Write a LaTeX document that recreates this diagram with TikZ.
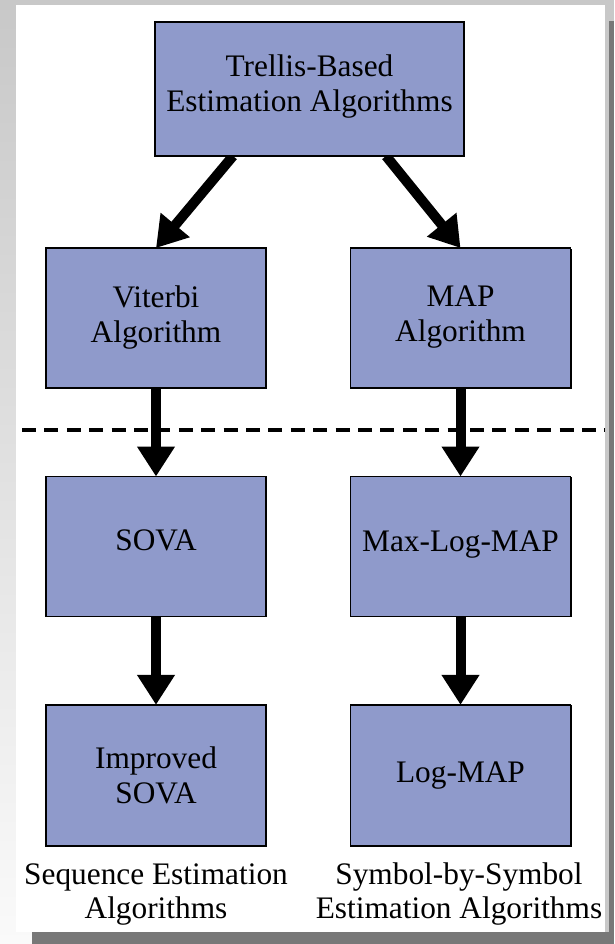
\documentclass[tikz,border=0pt]{standalone}
\usepackage{fontspec}
\setmainfont{Liberation Serif}
\usetikzlibrary{arrows.meta,shadows}
\pgfdeclarelayer{bg}
\pgfdeclarelayer{back}
\pgfsetlayers{bg,back,main}
\definecolor{boxfill}{HTML}{8F9ACB}
\definecolor{frame}{HTML}{C8C8C8}
\definecolor{frameLight}{HTML}{FAFAFA}
\definecolor{shadowgrey}{HTML}{787878}
\tikzset{
  algbox/.style={draw=black, line width=1.1pt, fill=boxfill, inner sep=0pt, outer sep=0pt,
    align=center, font=\fontsize{23.5}{26.25}\selectfont,
    general shadow={fill=black, shadow xshift=1.1pt, shadow yshift=-0.4pt}},
  smallbox/.style={algbox, minimum width=165pt, minimum height=105pt},
  flowarrow/.style={line width=7.5pt, -{Triangle[length=22.5pt,width=27pt]}},
  sepline/.style={line width=3pt, dash pattern=on 10.5pt off 6.3pt},
  caption/.style={align=center, inner sep=0pt, font=\fontsize{23.5}{25.5}\selectfont}
}
\begin{document}
\begin{tikzpicture}[x=0.75pt,y=-0.75pt]
\useasboundingbox (0,0) rectangle (614,944);
\begin{pgfonlayer}{bg}
  \fill[frame] (0,0) rectangle (614,944);
  \shade[top color=frame, bottom color=frameLight] (0,0) rectangle (32,944);
  \fill[white] (16,5) rectangle (605,932);
  \fill[shadowgrey] (609,21) rectangle (614,944);
  \fill[shadowgrey] (32,932) rectangle (614,944);
\end{pgfonlayer}

\node[algbox, minimum width=231.75pt, minimum height=100.5pt] (top) at (309.5,89)
  {Trellis-Based\\Estimation Algorithms\\[-17pt]};
\node[smallbox] (vit) at (156,318) {Viterbi\\Algorithm\\[-20pt]};
\node[smallbox] (map) at (460.5,318) {MAP\\Algorithm\\[-20pt]};
\node[smallbox] (sova) at (156,546.5) {SOVA\\[-16.5pt]};
\node[smallbox] (mlm) at (460.5,546.5) {Max-Log-MAP\\[-18pt]};
\node[smallbox, minimum height=106pt] (isova) at (156,775.5) {Improved\\SOVA};
\node[smallbox, minimum height=106pt] (lmap) at (460.5,775.5) {Log-MAP};

\node[caption] (lab1) at (156,894) {Sequence Estimation\\Algorithms};
\node[caption] (lab2) at (459,894) {Symbol-by-Symbol\\Estimation Algorithms};

\coordinate (dl) at (22,430);
\coordinate (dr) at (605,430);

\begin{pgfonlayer}{back}
  \draw[flowarrow] ([xshift=-57.4pt]top.south) -- (vit.north);
  \draw[flowarrow] ([xshift=57.4pt]top.south) -- (map.north);
  \draw[flowarrow] (vit) -- (sova);
  \draw[flowarrow] (map) -- (mlm);
  \draw[flowarrow] (sova) -- (isova);
  \draw[flowarrow] (mlm) -- (lmap);
  \draw[sepline] (dl) -- (dr);
\end{pgfonlayer}
\end{tikzpicture}
\end{document}
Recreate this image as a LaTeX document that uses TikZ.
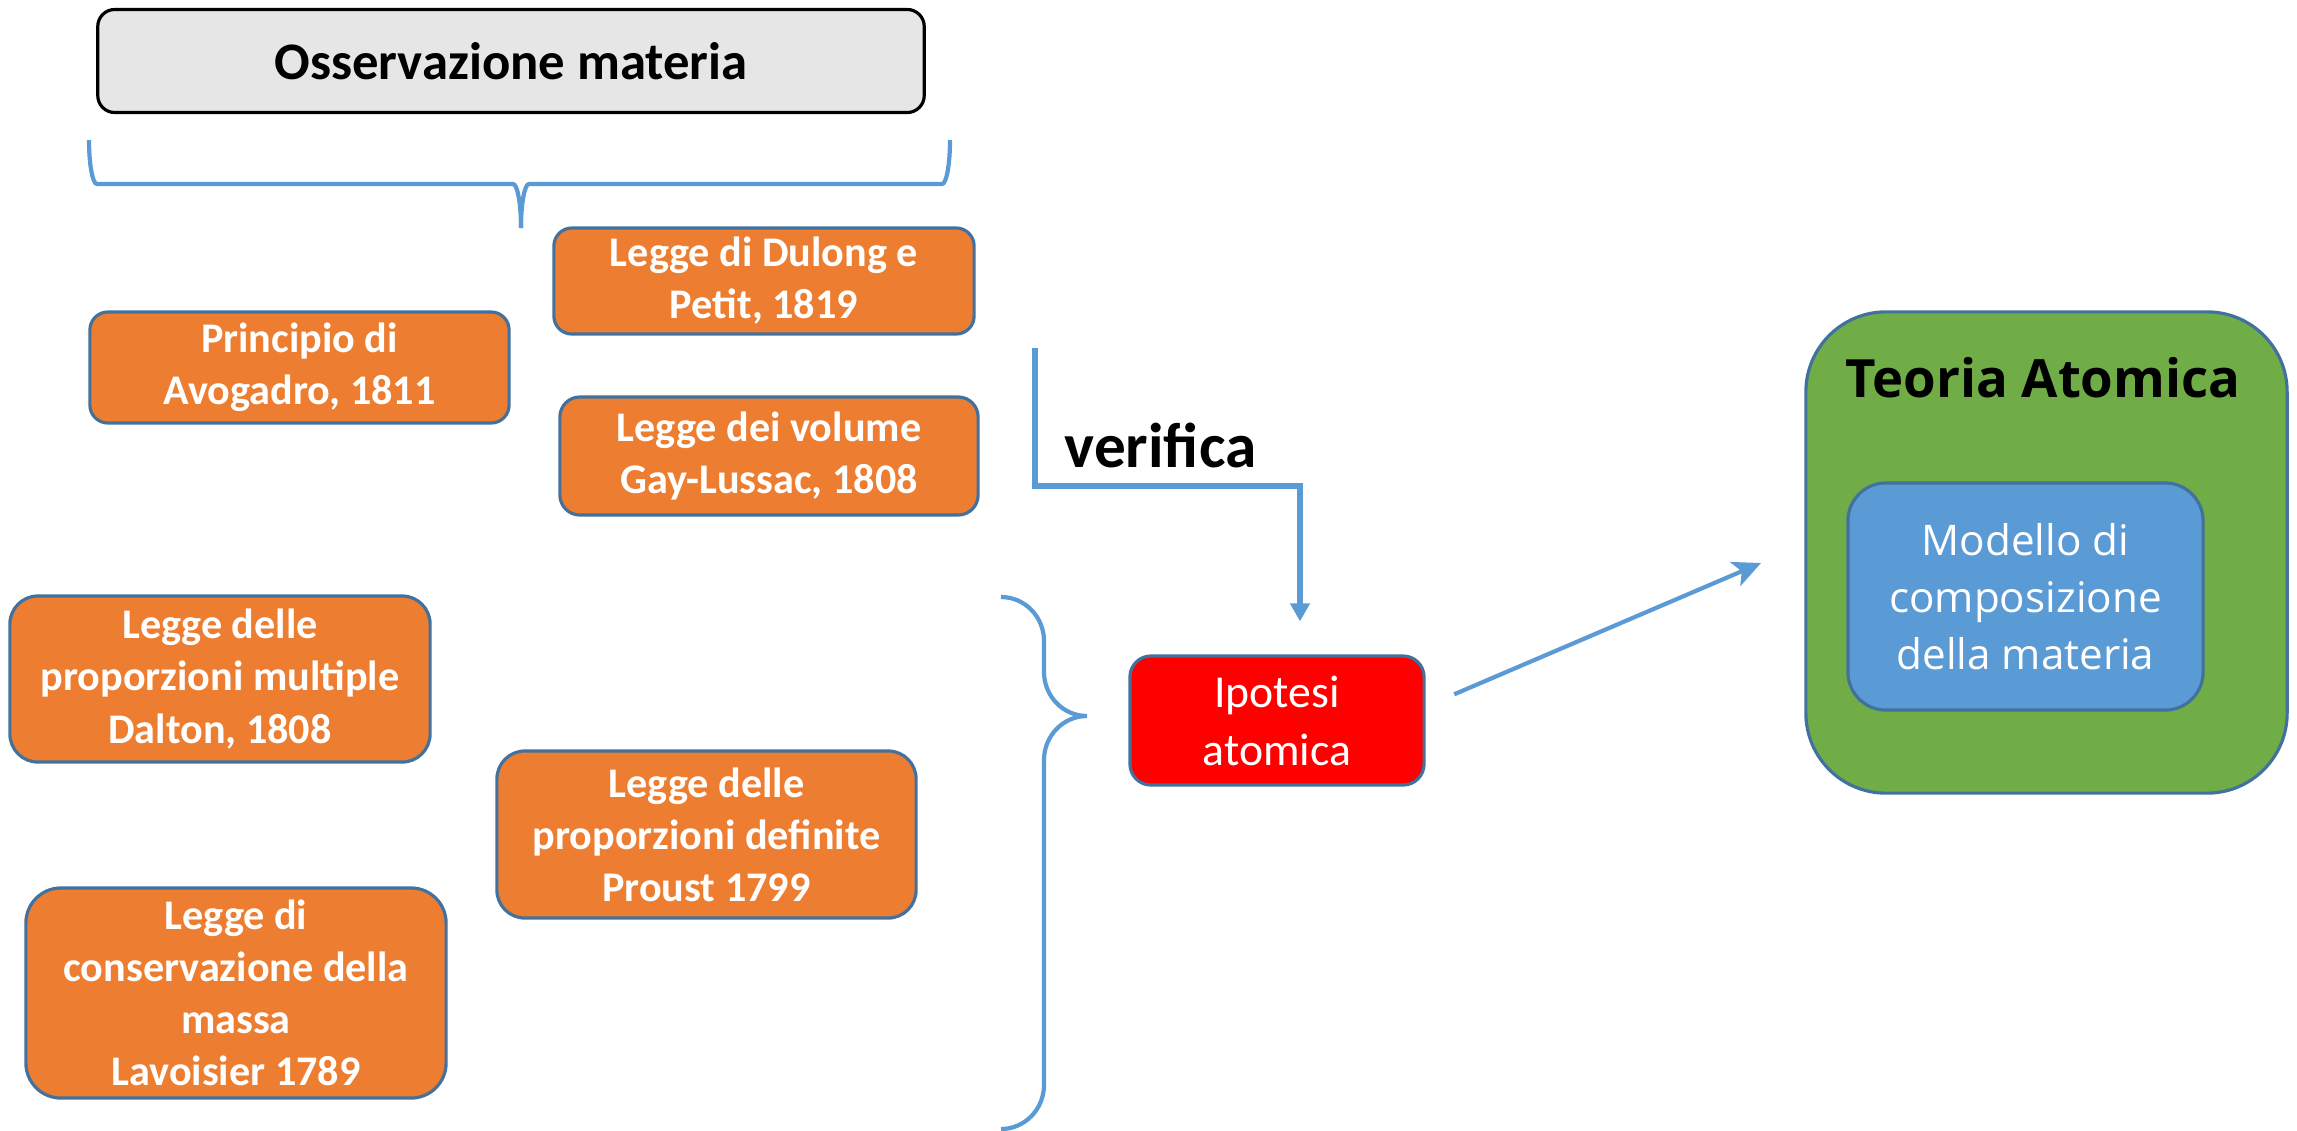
\documentclass[tikz,border=0pt]{standalone}
\usepackage{fontspec}
\setmainfont{Carlito}
\newfontfamily\opensans{Open Sans}
\usetikzlibrary{calc}
\usetikzlibrary{arrows.meta}
\definecolor{arancio}{HTML}{ED7D31}
\definecolor{bordo}{HTML}{41719C}
\definecolor{azzurro}{HTML}{5B9BD5}
\definecolor{verde}{HTML}{70AD47}
\definecolor{grigio}{HTML}{E7E6E6}
\tikzset{
	% orange boxes, corner radius passed in
	legge/.style={draw=bordo, line width=0.9pt, fill=arancio, text=white,
		font=\bfseries\fontsize{12}{14.8}\selectfont, align=center,
		inner sep=0pt, rounded corners=#1},
	legge/.default=0.18cm,
	linea/.style={draw=azzurro, line width=1.2pt},
	freccia/.style={linea, -{Stealth[length=0.28cm,width=0.26cm,inset=0.07cm]}}
}

\begin{document}
\begin{tikzpicture}[x=0.01cm, y=-0.01cm]
	% canvas 2297 x 1130, y pointing down
	\useasboundingbox (0,0) rectangle (2297,1130);

	% header
	\node[draw=black, line width=0.9pt, fill=grigio, rounded corners=0.17cm,
		minimum width=8.26cm, minimum height=1.03cm, inner sep=0pt,
		font=\bfseries\fontsize{15}{18}\selectfont] (oss) at (511,61) {Osservazione materia};

	% laws
	\node[legge, minimum width=4.20cm, minimum height=1.06cm] (dulong) at (764,281)
		{Legge di Dulong e\\Petit, 1819};
	\node[legge, minimum width=4.19cm, minimum height=1.11cm] (avogadro) at (299.5,367.5)
		{Principio di\\Avogadro, 1811};
	\node[legge=0.2cm, minimum width=4.18cm, minimum height=1.18cm] (gaylussac) at (769,456)
		{Legge dei volume\\Gay-Lussac, 1808};
	\node[legge=0.28cm, minimum width=4.20cm, minimum height=1.66cm] (dalton) at (220,679)
		{Legge delle\\proporzioni multiple\\Dalton, 1808};
	\node[legge=0.28cm, minimum width=4.19cm, minimum height=1.67cm] (proust) at (706.5,834.5)
		{Legge delle\\proporzioni definite\\Proust 1799};
	\node[legge=0.35cm, minimum width=4.20cm, minimum height=2.10cm] (lavoisier) at (236,993)
		{Legge di\\conservazione della\\massa\\Lavoisier 1789};

	% hypothesis
	\node[draw=bordo, line width=0.9pt, fill=red, text=white, rounded corners=0.21cm,
		minimum width=2.94cm, minimum height=1.29cm, inner sep=0pt, align=center,
		font=\fontsize{13}{16.5}\selectfont] (ipotesi) at (1277,720.5) {Ipotesi\\atomica};

	% theory
	\node[draw=bordo, line width=0.9pt, fill=verde, rounded corners=0.8cm,
		minimum width=4.81cm, minimum height=4.81cm, inner sep=0pt] (teoria) at (2046.5,552.5) {};
	\node[anchor=base, font=\opensans\bfseries\fontsize{15}{18}\selectfont] (titolo) at (2043,397)
		{Teoria Atomica};
	\node[draw=bordo, line width=0.9pt, fill=azzurro, text=white, rounded corners=0.38cm,
		minimum width=3.55cm, minimum height=2.27cm, inner sep=0pt, align=center,
		font=\opensans\fontsize{12}{16.2}\selectfont] (modello) at (2025.5,596.5)
		{Modello di\\composizione\\della materia};

	% brace under the header
	\draw[linea] (89,140) .. controls (89,164) and (92.5,184) .. (97,184)
		-- (513,184) .. controls (517.5,184) and (521,204) .. (521,228);
	\draw[linea] (521,228) .. controls (521,204) and (524.5,184) .. (529,184)
		-- (942,184) .. controls (946.5,184) and (950,164) .. (950,140);

	% brace on the right of the laws
	\draw[linea] (1001,597) .. controls (1025,597) and (1044,617) .. (1044,641)
		-- (1044,672) .. controls (1044,696) and (1063,716) .. (1087,716)
		.. controls (1063,716) and (1044,736) .. (1044,760)
		-- (1044,1085) .. controls (1044,1109) and (1025,1129) .. (1001,1129);

	% verifica
	\coordinate (verifica0) at (1035,348);
	\coordinate (gomito) at (1300,486);
	\draw[linea, line width=1.5pt, -{Triangle[length=0.18cm,width=0.19cm]}, shorten >=0.33cm]
		(verifica0) |- (gomito) -- (gomito |- ipotesi.north);
	\node[anchor=base west, font=\bfseries\fontsize{18}{21}\selectfont, inner sep=0pt] (verifica) at (1064,467) {verifica};

	\draw[freccia, shorten <=0.31cm, shorten >=0.47cm] ($(ipotesi.east)+(0,-14)$) -- ($(teoria.west)+(0,-8)$);
\end{tikzpicture}
\end{document}
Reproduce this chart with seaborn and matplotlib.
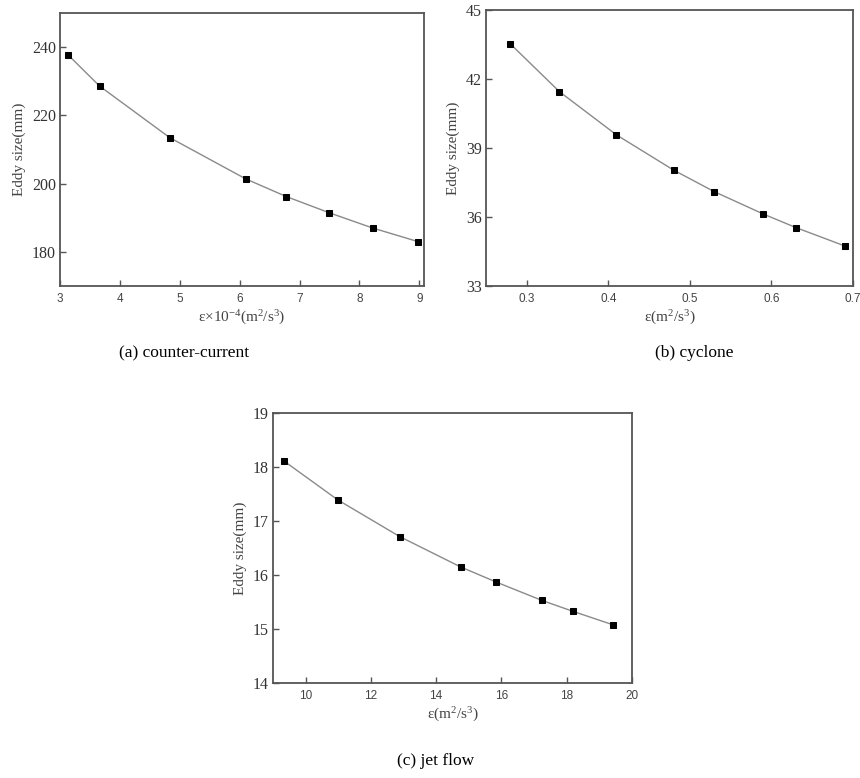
= = = =
What you are asked to do:
State how many lines hold the word "LaTeX". The number is the whole answer.

Completed exercise:
2